3. Using Regular Expressions (re module)

For more complex whitespace patterns or to remove all types of whitespace characters (spaces, tabs, newlines, etc.) comprehensively, regular expressions are very powerful. The re.sub() function can substitute all occurrences of a pattern with another string.

import re

messy_text = "  Line one.\n\tLine two with tabs.  "
# \s matches any whitespace character (space, tab, newline, etc.)
# + matches one or more occurrences of the preceding character
cleaned_text_regex = re.sub(r'\s+', '', messy_text)
print(f"After regex substitution: '{cleaned_text_regex}'")
# Output: 'Lineone.Linetwowithtabs.'

You can learn more about Python's string methods in the official Python documentation. For advanced pattern matching, refer to the Python re module documentation.

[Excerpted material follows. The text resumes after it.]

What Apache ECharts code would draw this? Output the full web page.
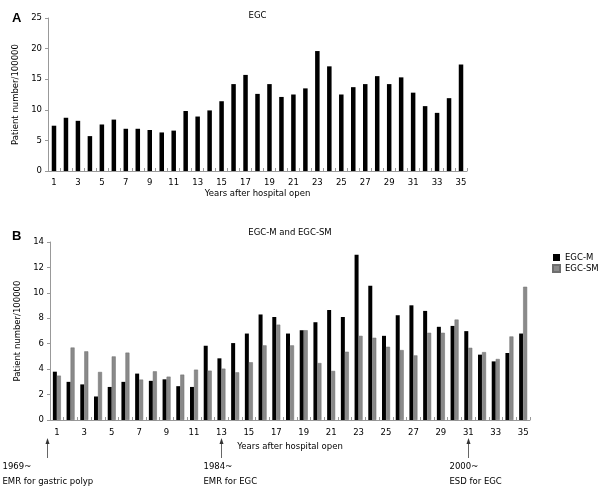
<!DOCTYPE html>
<html><head><meta charset="utf-8">
<script src="https://cdn.jsdelivr.net/npm/echarts@6/dist/echarts.min.js"></script>
<style>html,body{margin:0;padding:0;background:#fff}#c{width:608px;height:493px}</style>
</head><body><div id="c"></div>
<script>
var years = [];
for (var i = 1; i <= 35; i++) years.push(String(i));
var egc = [7.4,8.7,8.2,5.7,7.6,8.4,6.9,6.9,6.7,6.3,6.6,9.8,8.9,9.9,11.4,14.2,15.7,12.6,14.2,12.1,12.5,13.5,19.6,17.1,12.5,13.7,14.2,15.5,14.2,15.3,12.8,10.6,9.5,11.9,17.4];
var egcM = [3.8,3.0,2.8,1.85,2.6,3.0,3.65,3.08,3.2,2.66,2.6,5.84,4.85,6.05,6.8,8.3,8.1,6.8,7.06,7.69,8.65,8.1,13.0,10.56,6.62,8.24,9.02,8.58,7.33,7.4,6.99,5.14,4.61,5.27,6.8];
var egcSM = [3.49,5.7,5.4,3.78,5.0,5.3,3.18,3.83,3.41,3.57,3.96,3.88,4.04,3.75,4.54,5.87,7.5,5.87,7.06,4.48,3.86,5.37,6.62,6.47,5.76,5.5,5.08,6.86,6.86,7.9,5.68,5.34,4.8,6.57,10.48];
var events = [{cat:'1', year:'1969~', text:'EMR for gastric polyp', dx:-10, tdx:-45},
              {cat:'13', year:'1984~', text:'EMR for EGC', dx:0, tdx:-18},
              {cat:'31', year:'2000~', text:'ESD for EGC', dx:0, tdx:-19}];

var FONT = 'DejaVu Sans';
var FS = 8.5;
var txt = {fontFamily: FONT, fontSize: FS, color: '#000'};
var CSSF = FS + 'px "DejaVu Sans"';
function xAx(idx, gap, margin) {
  return {type:'category', gridIndex: idx, data: years, boundaryGap: true,
    name: 'Years after hospital open', nameLocation: 'middle', nameGap: gap,
    nameTextStyle: txt,
    axisLine: {lineStyle: {color: '#999', width: 1}},
    axisTick: {show: true, inside: true, length: 3, alignWithLabel: false, interval: 0, lineStyle: {color: '#999'}},
    axisLabel: Object.assign({interval: 1, margin: margin}, txt)};
}
function yAx(idx, max, step) {
  return {type:'value', gridIndex: idx, min: 0, max: max, interval: step,
    name: 'Patient number/100000', nameLocation: 'middle', nameGap: 17, nameRotate: 90,
    nameTextStyle: txt,
    splitLine: {show: false},
    axisLine: {show: true, lineStyle: {color: '#999'}},
    axisTick: {show: true, length: 3, lineStyle: {color: '#999'}},
    axisLabel: Object.assign({margin: 6}, txt)};
}
var chart = echarts.init(document.getElementById('c'), null, {renderer: 'canvas'});
var opt = {
  animation: false,
  grid: [{left: 48, right: 141, top: 18, bottom: 322},
         {left: 50, right: 78, top: 242, bottom: 73}],
  xAxis: [xAx(0, 18, 7), xAx(1, 22, 8)],
  yAxis: [yAx(0, 25, 5), yAx(1, 14, 2)],
  legend: {orient: 'vertical', left: 552, top: 253, padding: 0, itemWidth: 7, itemHeight: 7, itemGap: 2,
    textStyle: txt, data: ['EGC-M', 'EGC-SM'], icon: 'rect'},
  series: [
    {type: 'bar', name: 'EGC', xAxisIndex: 0, yAxisIndex: 0, data: egc, barWidth: 4.5,
     itemStyle: {color: '#000'}},
    {type: 'bar', name: 'EGC-M', xAxisIndex: 1, yAxisIndex: 1, data: egcM, barWidth: 4, barGap: '0%',
     itemStyle: {color: '#000'}},
    {type: 'bar', name: 'EGC-SM', xAxisIndex: 1, yAxisIndex: 1, data: egcSM, barWidth: 4, barGap: '0%',
     itemStyle: {color: '#8a8a8a', borderColor: '#6e6e6e', borderWidth: 0.5}}
  ]
};
chart.setOption(opt);

var g = [];
g.push({type:'text', left: 12, top: 12, style: {text: 'A', font: 'bold 13px Arial', fill: '#000'}});
g.push({type:'text', left: 12, top: 230, style: {text: 'B', font: 'bold 13px Arial', fill: '#000'}});
var gr0 = chart.getModel().getComponent('grid', 0).coordinateSystem.getRect();
var gr1 = chart.getModel().getComponent('grid', 1).coordinateSystem.getRect();
g.push({type:'text', x: gr0.x + gr0.width / 2, y: 11, style: {text: 'EGC', font: CSSF, fill: '#000', align: 'center'}});
g.push({type:'text', x: gr1.x + gr1.width / 2, y: 228, style: {text: 'EGC-M and EGC-SM', font: CSSF, fill: '#000', align: 'center'}});
events.forEach(function (e) {
  var p = chart.convertToPixel({xAxisIndex: 1, yAxisIndex: 1}, [e.cat, 0]);
  var x = Math.round(p[0] + e.dx) + 0.5;
  g.push({type:'line', shape: {x1: x, y1: 458, x2: x, y2: 442}, style: {stroke: '#666', lineWidth: 1}});
  g.push({type:'polygon', shape: {points: [[x, 438], [x - 2, 444], [x + 2, 444]]}, style: {fill: '#333'}});
  var tx = x + e.tdx;
  g.push({type:'text', x: tx, y: 462, style: {text: e.year, font: CSSF, fill: '#000'}});
  g.push({type:'text', x: tx, y: 477, style: {text: e.text, font: CSSF, fill: '#000'}});
});
chart.setOption({graphic: g});
</script></body></html>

Summary of Whitespace Stripping Methods

Here’s a quick reference for different whitespace removal methods:

Method Description Example Input Example Output
string.strip() Removes leading and trailing whitespace characters (spaces, tabs, newlines) " Hello World \n" "Hello World"
string.lstrip() Removes leading whitespace characters " Hello World \n" "Hello World \n"
string.rstrip() Removes trailing whitespace characters " Hello World \n" " Hello World"
string.strip('chars') Removes specified leading/trailing characters "--Python--".strip('-') "Python"
string.replace(' ', '') Removes all occurrences of a specific character (e.g., spaces) "H e l l o" "Hello"
"".join(string.split()) Removes all internal and external whitespace by splitting and joining " H e l l o W o r l d " "HelloWorld"
re.sub(r'\s+', '', string) Removes all whitespace characters (spaces, tabs, newlines, etc.) " H e l l o \t W o r l d \n " "HelloWorld"

When to Use Which Method

  • strip(): Best for cleaning user input, file paths, or data where you only care about leading/trailing empty space.
  • lstrip()/rstrip(): Useful when you need to align text or process data where only one end requires cleaning.
  • strip('chars'): Ideal for removing specific delimiters or padding characters from the ends of strings.
  • replace(): Simple and efficient for removing all instances of a single specific character, like all spaces.
  • split() + join(): A concise way to remove all whitespace (including multiple spaces between words) if you want to condense a string into a single word.
  • re.sub(): The most powerful for complex patterns, such as normalizing multiple whitespace characters to a single space, or removing all types of whitespace when strip() isn't sufficient for internal whitespace.